What an excellent comparison review of the Stanford online classes. As a student enrolled in these courses, I agree with your analysis regarding the Q & A forums. It could be improved for easier access and resources for information.

Thanks for the thorough and well-organized review! I also have been taking the three classes and I think the author has compared and contrasted them very well.

I also don't recall any questions in the AI class that were not covered.

One minor point: the author states "most of the students are not participating (because of lack of information) in any of these activities." I participated in the integrated Q&A fora and in aiqus, but rather minimally, and doubt I would have participated much more in other activities. Taking these three classes was quite time-consuming in itself, and I am also working full-time and auditing a class in-person. I'm sure there were many other students in my position who were also pressed for time. I'm fortunate to have adequate background, such that the class materials were pretty self-sufficient. Of course, it's great that all these other resources exist and people should be made aware of the opportunity to take advantage of them.

I only took the AI class. It involved a good selection of material that was generally well presented. In cases where the lecture wasn't clear enough to do the quizzes, the answers to the quizzes usually provided what was missing. In a few cases, most notably particle filters, the initial lectures weren't clear, and there weren't quizzes, so the answers to the homework provided what was missing, but at a loss of grading points (quiz grades weren't counted).

Generally, the homework and midterm were similar to the quizzes, so one could do well by finding and reviewing the corresponding quiz and its answer, and applying the same steps in a fairly mechanical way, without necessarily fully understanding the material.

Since many people were able to get 100% on the homeworks and tests, the grading curve was quite skewed. You could have a total score above 90%, but receive a certificate that said you were only in the top 50%. For most such students, their grade depended more on how many silly mistakes they made, rather than on how well they understood the material.

In many cases the homework and tests asked multi-part questions, where making a mistake in the first part resulted in all parts having wrong answers.

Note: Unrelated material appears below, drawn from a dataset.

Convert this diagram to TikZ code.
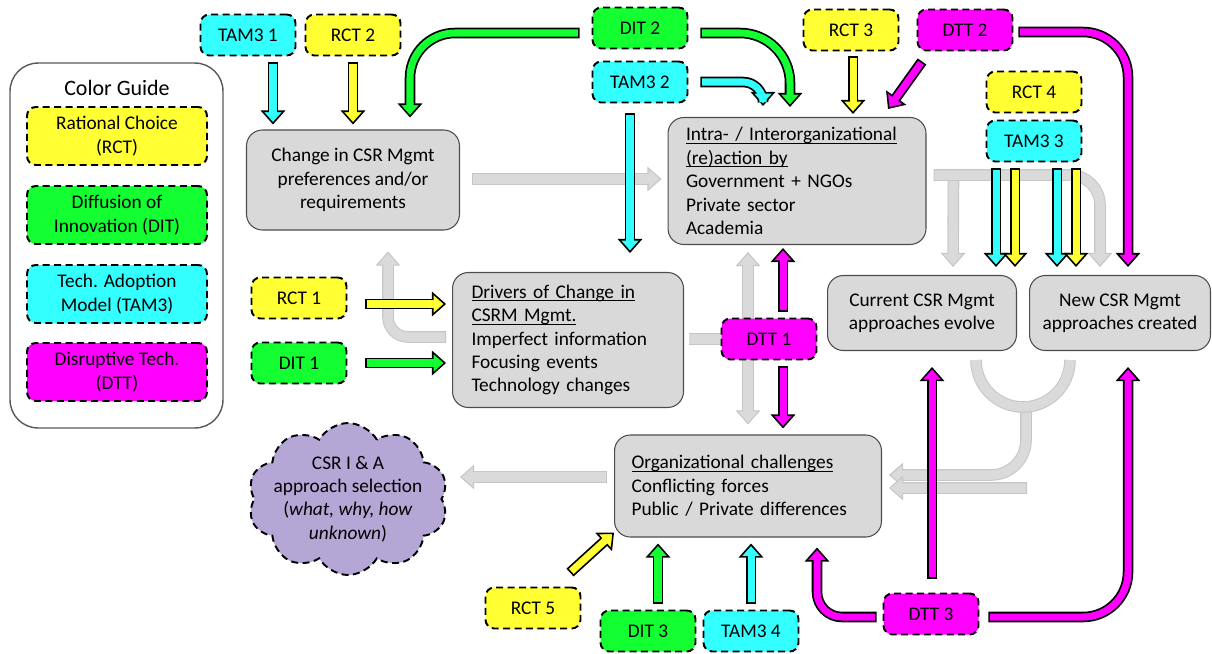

This resulted in grading disasters, especially given the skewed curve.

The homework and tests were poorly proofread, causing much consternation. For example, one question asked if a particular boolean expression was true, false, or neither. Many students noticed that it was missing a closing parenthesis at the end, and asked in the forums whether this was just a typo, or an intentionally malformed expression that would be neither true or false. At first there was no response at all. Then finally, a completely unhelpful response was supplied, saying there was a missing paren, which by that time everyone knew. The response didn't clarify whether the missing paren was intentional or just a typo. Further requests for clarification went unanswered, so the students were left to guess.

Many students wasted more time reading the forums looking for clarifications of poorly written questions, where no official clarification was provided, than they spent in actually doing the homework and tests.

It would have been a huge help if the professors had been available, or if a TA had been available, to answer questions about poorly written homework/test questions.

The professors seemed to have a difficult time coming up with good test questions.

Questions that were too similar to prior quiz questions, or that were answered directly in the lectures were too easy. A substantial portion of the final exam questions involved trivial things that could be solved by a 5th grader without having attended class at all, such as counting squares in a simple maze to find the shortest path from point A to point B.

The final also included some horribly ambiguous questions about whether something would be beneficial in the typical case, but without any guidance on what sort of cases would be considered typical, causing an uproar that has yet to be addressed.